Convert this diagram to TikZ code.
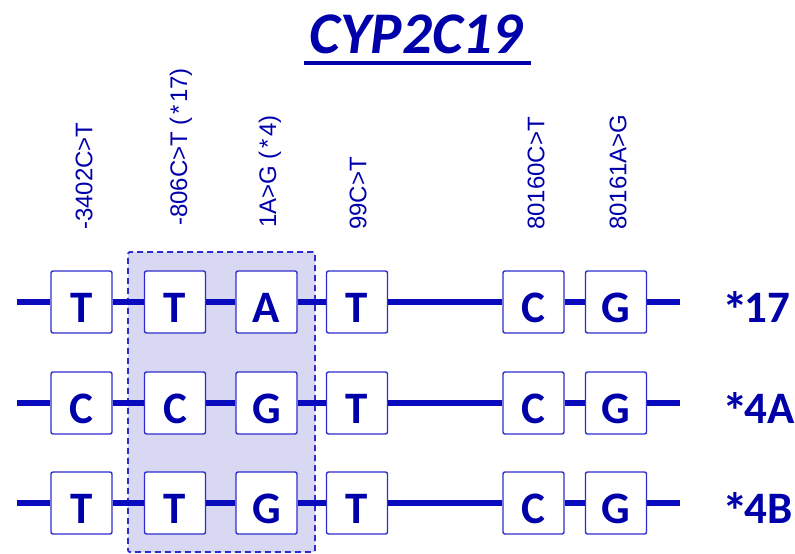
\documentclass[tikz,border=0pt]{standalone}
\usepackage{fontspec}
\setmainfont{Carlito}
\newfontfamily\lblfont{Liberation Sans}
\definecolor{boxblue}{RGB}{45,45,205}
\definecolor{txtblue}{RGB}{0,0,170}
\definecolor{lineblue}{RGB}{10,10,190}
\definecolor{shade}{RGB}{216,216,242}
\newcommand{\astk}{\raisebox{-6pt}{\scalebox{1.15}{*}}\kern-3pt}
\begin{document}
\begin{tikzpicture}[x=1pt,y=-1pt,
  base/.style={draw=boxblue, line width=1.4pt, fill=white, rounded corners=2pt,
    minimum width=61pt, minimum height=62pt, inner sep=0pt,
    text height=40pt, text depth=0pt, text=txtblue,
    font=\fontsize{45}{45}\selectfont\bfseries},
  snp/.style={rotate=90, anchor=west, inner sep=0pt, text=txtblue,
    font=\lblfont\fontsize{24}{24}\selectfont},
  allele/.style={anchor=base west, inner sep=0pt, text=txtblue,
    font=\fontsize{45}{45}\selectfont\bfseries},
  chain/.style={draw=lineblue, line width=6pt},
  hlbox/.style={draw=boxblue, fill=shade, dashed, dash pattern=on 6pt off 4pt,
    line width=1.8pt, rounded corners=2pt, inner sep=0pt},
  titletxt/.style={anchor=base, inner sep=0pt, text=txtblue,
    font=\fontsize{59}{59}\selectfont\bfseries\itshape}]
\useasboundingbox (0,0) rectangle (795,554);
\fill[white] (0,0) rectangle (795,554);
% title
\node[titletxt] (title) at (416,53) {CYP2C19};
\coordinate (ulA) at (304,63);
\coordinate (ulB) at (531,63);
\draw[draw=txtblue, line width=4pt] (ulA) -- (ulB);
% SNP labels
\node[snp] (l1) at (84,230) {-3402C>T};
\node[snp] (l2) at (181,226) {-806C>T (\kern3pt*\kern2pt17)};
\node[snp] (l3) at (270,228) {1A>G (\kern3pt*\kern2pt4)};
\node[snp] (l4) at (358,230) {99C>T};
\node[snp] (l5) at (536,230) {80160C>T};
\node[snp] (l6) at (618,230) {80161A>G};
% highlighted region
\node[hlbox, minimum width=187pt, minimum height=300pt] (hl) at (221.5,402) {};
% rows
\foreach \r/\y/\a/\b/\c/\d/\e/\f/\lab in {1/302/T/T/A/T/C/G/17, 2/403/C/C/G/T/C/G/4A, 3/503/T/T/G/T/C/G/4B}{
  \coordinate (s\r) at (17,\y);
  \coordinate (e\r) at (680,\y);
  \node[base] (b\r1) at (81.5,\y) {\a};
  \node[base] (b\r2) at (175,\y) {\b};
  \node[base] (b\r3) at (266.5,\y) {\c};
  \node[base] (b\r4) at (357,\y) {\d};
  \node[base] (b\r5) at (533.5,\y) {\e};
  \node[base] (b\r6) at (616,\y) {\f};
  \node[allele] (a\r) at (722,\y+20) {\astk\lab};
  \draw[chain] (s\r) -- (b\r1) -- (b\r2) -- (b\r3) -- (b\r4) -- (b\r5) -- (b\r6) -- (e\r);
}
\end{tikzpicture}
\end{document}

● ● ●

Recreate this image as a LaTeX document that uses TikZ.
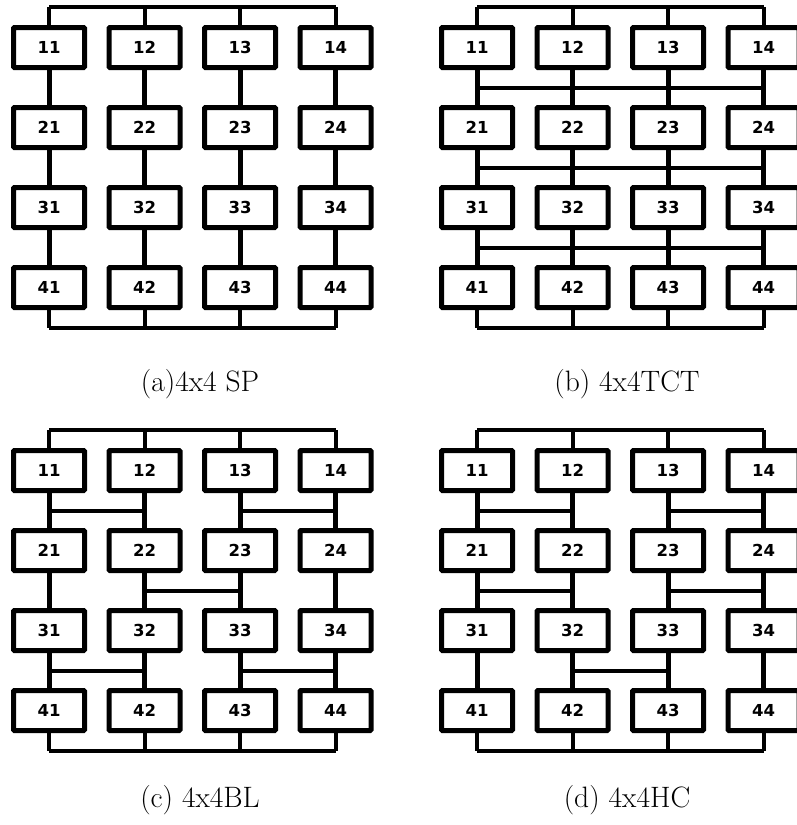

● ● ●

--- Written problem ---
Work through the records above line by line and count those that hold the string "this". Give only the result.

--- Full solution ---
2